Pendant ce temps, Camille, le biffin, est également en Artois, puis en secteur belge dans les environs d’Ypres. Le froid, l’eau omniprésente, la fatigue, s’ajoutent aux duretés des combats, et il tombe sévèrement malade (congestion pulmonaire).

À l’hôpital de Troyes, il sera soigné, et réformé temporaire. Déclaré guéri, il rentre dans sa famille, où il mourra deux mois après, en août 1915.

Camille avait eu cependant l’occasion, au 15/6, de retrouver des copains et des cousins de son village : parmi eux, Émile, classe 15, le fils du peintre-vitrier de Thonnance, qui était (sans le savoir) le futur beau-frère (posthume !) de Louis.

En septembre 1915, le 156e de ligne est engagé dans la Bataille de Champagne. Une lettre d’Émile, la dernière, envoyée à ses parents, leur raconte ces retrouvailles, et les "faits divers" qu’il est en train de vivre.

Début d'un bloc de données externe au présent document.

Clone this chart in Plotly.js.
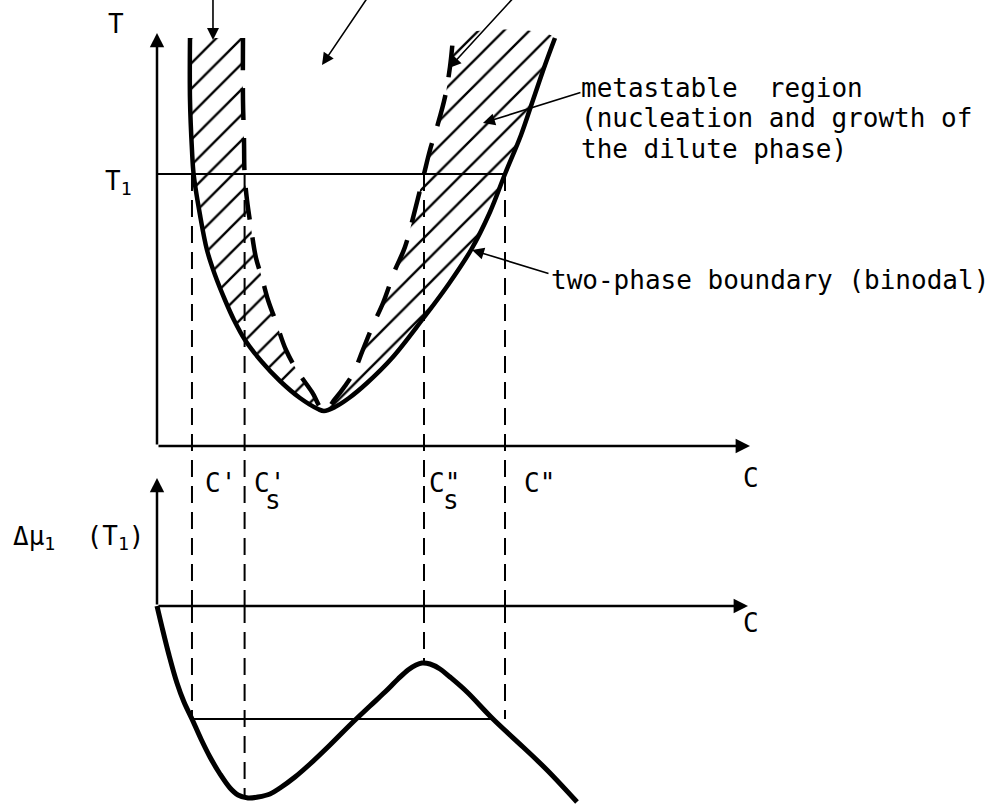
<!DOCTYPE html>
<html>
<head>
<meta charset="utf-8">
<script src="https://cdn.plot.ly/plotly-3.0.1.min.js"></script>
<style>html,body{margin:0;padding:0;background:#fff}</style>
</head>
<body>
<div id="chart" style="width:1007px;height:804px"></div>
<script>
// Binary solution: binodal and spinodal curves in the (C, T) plane, and the
// chemical potential Δμ1 across composition at the temperature T1.

// Binodal (two-phase boundary), left branch from the top down to the critical point
const binodalLeftC = [5.5, 5.5, 5.83, 6.1, 7.17, 8.33, 9.67, 11.33, 12.83, 14.67, 17.5, 20.5, 23.83, 26.83, 27.83];
const binodalLeftT = [102, 86.5, 74, 68, 57.75, 49, 42.75, 36.5, 31.5, 26.5, 21, 16.25, 12, 9.25, 8.75];
// Binodal, right branch from the critical point up
const binodalRightC = [27.83, 29.67, 32, 35, 39.17, 44.17, 48.5, 52.33, 55.5, 58, 60.67, 62.67, 64.67, 66.33];
const binodalRightT = [8.75, 9.75, 12, 15.75, 22, 31.5, 40.25, 49, 58.5, 68, 77.75, 86.5, 95.25, 102];

// Spinodal, left branch from the top down to the critical point
const spinodalLeftC = [14.33, 14.33, 14.5, 14.6, 15, 15.67, 16.5, 17.5, 18.5, 19.83, 21.5, 23.5, 25.83, 27.83];
const spinodalLeftT = [102, 86.5, 76.5, 68, 61.5, 54.5, 47, 42, 36.5, 31, 24, 18.5, 13.5, 8.75];
// Spinodal, right branch from the critical point up
const spinodalRightC = [27.83, 29.67, 31.33, 32.83, 34.17, 36, 37.67, 39.67, 41.33, 43, 44.5, 45.5, 46.67, 48, 48.83, 49.33];
const spinodalRightT = [8.75, 11.75, 15, 18.5, 23.5, 30.25, 35.75, 44, 49.75, 59, 68, 74, 79.75, 87.25, 94.75, 102];

// Δμ1 at T1 as a function of composition
const muC = [0, 0.83, 2, 3.33, 4.5, 5.83, 7.33, 8.83, 10.5, 12.17, 13.5, 15.17, 16.83, 18.83, 20.5, 23, 25.5, 28.83,
             32.67, 35.5, 38, 40.17, 41.83, 43.17, 44.17, 45.5, 47.17, 48.83, 51.67, 56, 61, 65, 70];
const muV = [0, -10.5, -24.5, -38.5, -48, -56.5, -66.5, -75.5, -84, -91, -94.5, -96, -95.5, -94, -91, -85.5, -79, -69.5,
             -58, -50, -43, -36.5, -32, -29.5, -28.5, -29, -31.5, -35.5, -43, -56.5, -70.5, -82, -98];

// Temperature T1 and the compositions marked on it
const T1 = 68;
const guideC = [5.83, 14.6, 44.5, 58];           // C', C's, C"s, C"
const guideMuEnd = [-56.5, -95.5, -28.5, -56.5]; // where each guide meets the lower plot
const guideTopBreak = -40;                       // T level of the lower plot's zero line
const tieMu = -56.5;                             // Δμ1 shared by the coexisting phases
const tieC = [5.83, 56];

// Axis extents
const tAxisTop = 103.25, cAxisEnd = 98.83;
const muAxisTop = 64, cAxisEnd2 = 98.5;

const FONT = 'DejaVu Sans Mono';
const black = '#000';

const traces = [];

// Hatched metastable regions between binodal and spinodal
const leftRegionC = binodalLeftC.concat(spinodalLeftC.slice().reverse());
const leftRegionT = binodalLeftT.concat(spinodalLeftT.slice().reverse());
const rightRegionC = spinodalRightC.concat(binodalRightC.slice().reverse());
const rightRegionT = spinodalRightT.concat(binodalRightT.slice().reverse());
const hatch = {shape: '/', size: 18, solidity: 0.13, fgcolor: black, bgcolor: 'rgba(0,0,0,0)'};
[[leftRegionC, leftRegionT], [rightRegionC, rightRegionT]].forEach(([c, t]) => {
  traces.push({
    type: 'scatter', mode: 'lines', x: c, y: t, fill: 'toself',
    fillcolor: 'rgba(0,0,0,0)', fillpattern: hatch,
    line: {width: 0, color: 'rgba(0,0,0,0)', shape: 'spline', smoothing: 1}, hoverinfo: 'skip'
  });
});

// Isotherm T1
traces.push({type: 'scatter', mode: 'lines', x: [0, guideC[3]], y: [T1, T1],
  line: {color: black, width: 2}});

// Vertical guides from T1 down to the Δμ1 curve
guideC.forEach((c, i) => {
  traces.push({type: 'scatter', mode: 'lines', x: [c, c], y: [T1, guideTopBreak],
    line: {color: black, width: 2, dash: '17px,9px'}});
  traces.push({type: 'scatter', mode: 'lines', x: [c, c], y: [0, guideMuEnd[i]], yaxis: 'y2',
    line: {color: black, width: 2, dash: '17px,9px'}});
});

// Spinodal (dashed) and binodal (solid)
traces.push({type: 'scatter', mode: 'lines',
  x: spinodalLeftC.concat(spinodalRightC.slice(1)),
  y: spinodalLeftT.concat(spinodalRightT.slice(1)),
  line: {color: black, width: 4.5, dash: '32px,18px', shape: 'spline', smoothing: 1}});
traces.push({type: 'scatter', mode: 'lines',
  x: binodalLeftC.concat(binodalRightC.slice(1)),
  y: binodalLeftT.concat(binodalRightT.slice(1)),
  line: {color: black, width: 4.5, shape: 'spline', smoothing: 1}});

// Lower plot: tie line and Δμ1 curve
traces.push({type: 'scatter', mode: 'lines', x: tieC, y: [tieMu, tieMu], yaxis: 'y2',
  line: {color: black, width: 2}});
traces.push({type: 'scatter', mode: 'lines', x: muC, y: muV, yaxis: 'y2',
  line: {color: black, width: 5, shape: 'spline', smoothing: 1}});

function label(text, x, y, yref, xanchor) {
  return {text: text, x: x, y: y, xref: 'x', yref: yref, xanchor: xanchor || 'left',
    yanchor: 'middle', showarrow: false, font: {family: FONT, size: 26, color: black}};
}
function arrow(x, y, ax, ay, yref, width, size) {
  return {text: '', x: x, y: y, ax: ax, ay: ay, xref: 'x', yref: yref, axref: 'x', ayref: yref,
    showarrow: true, arrowhead: 2, arrowsize: size, arrowwidth: width, arrowcolor: black, standoff: 0};
}

const annotations = [
  // axes
  arrow(0, tAxisTop, 0, 0, 'y', 2.5, 1.15),
  arrow(cAxisEnd, 0, 0, 0, 'y', 2.5, 1.15),
  arrow(0, muAxisTop, 0, 0, 'y2', 2.5, 1.15),
  arrow(cAxisEnd2, 0, 0, 0, 'y2', 2.5, 1.15),
  // pointers to the regions
  arrow(9.33, 101.5, 9.33, 113, 'y', 1.6, 1.5),
  arrow(27.5, 95.25, 35.5, 113, 'y', 1.6, 1.5),
  arrow(48.67, 94.5, 60, 113, 'y', 1.6, 1.5),
  arrow(54.33, 80.75, 70.83, 88.5, 'y', 1.6, 1.5),
  arrow(52.5, 49, 65.5, 43, 'y', 1.6, 1.5),
  // text
  label('T', -6.83, 105.5, 'y', 'center'),
  label('T<sub>1</sub>', -3.8, 66, 'y', 'right'),
  label("C'", 7.67, -9.25, 'y'),
  label("C'", 15.83, -9.25, 'y'),
  label('s', 19.33, -13.4, 'y', 'center'),
  label('C"', 45, -9.25, 'y'),
  label('s', 49, -13.4, 'y', 'center'),
  label('C"', 60.83, -9.25, 'y'),
  label('C', 98.92, -7.9, 'y', 'center'),
  label('C', 99.08, -8.5, 'y2', 'center'),
  label('\u0394\u03bc<sub>1</sub>\u00a0\u00a0(T<sub>1</sub>)', -24.4, 34.5, 'y2'),
  label('metastable\u00a0\u00a0region', 70.4, 89.5, 'y'),
  label('(nucleation and growth of', 70.4, 82, 'y'),
  label('the dilute phase)', 70.4, 74.25, 'y'),
  label('two-phase boundary (binodal)', 65.4, 41.5, 'y')
];

const layout = {
  width: 1007, height: 804,
  margin: {l: 0, r: 0, t: 0, b: 0},
  paper_bgcolor: '#fff', plot_bgcolor: '#fff',
  showlegend: false,
  font: {family: FONT, color: black},
  xaxis: {range: [-26.1667, 141.6667], visible: false, fixedrange: true},
  yaxis: {range: [-89.5, 111.5], visible: false, fixedrange: true},
  yaxis2: {range: [-99, 303], overlaying: 'y', visible: false, fixedrange: true},
  annotations: annotations
};

Plotly.newPlot('chart', traces, layout, {staticPlot: true, displayModeBar: false});
</script>
</body>
</html>
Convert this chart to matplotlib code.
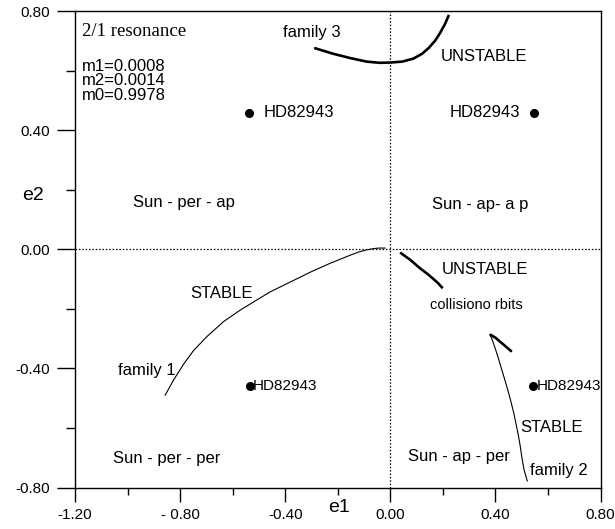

Il leur annonce l’issue victorieuse des combats du lendemain.

Le lendemain, 30 septembre, le Journal des Marches et Opérations du 156e signale Émile dans la longue liste des « disparus » lors des combats de la journée... C’était à la ferme Beauséjour ( ! ), région de Tahure-lès-Hurlus... Voir l’article de Michel Guironnet.

Cependant, au village, le « petit » frère, le Louis, s’impatiente. Malgré les horreurs de la guerre, malgré les morts et les disparus qui accablent toutes les familles - et peut-être à cause d’eux -, il décide de se présenter à la Gendarmerie de Joinville, pour souscrire un engagement volontaire.

On le renvoie chez lui : « Trop jeune ! ... ». Mais il s’obstine, et, fin 1916, à ses dix-huit ans, il signe pour trois ans dans la Marine Nationale. Quartier-Maître électricien, puis radiographiste T.S.F., il embarque sur le Cassiopée, un dragueur de mines...

L’armistice est signé ...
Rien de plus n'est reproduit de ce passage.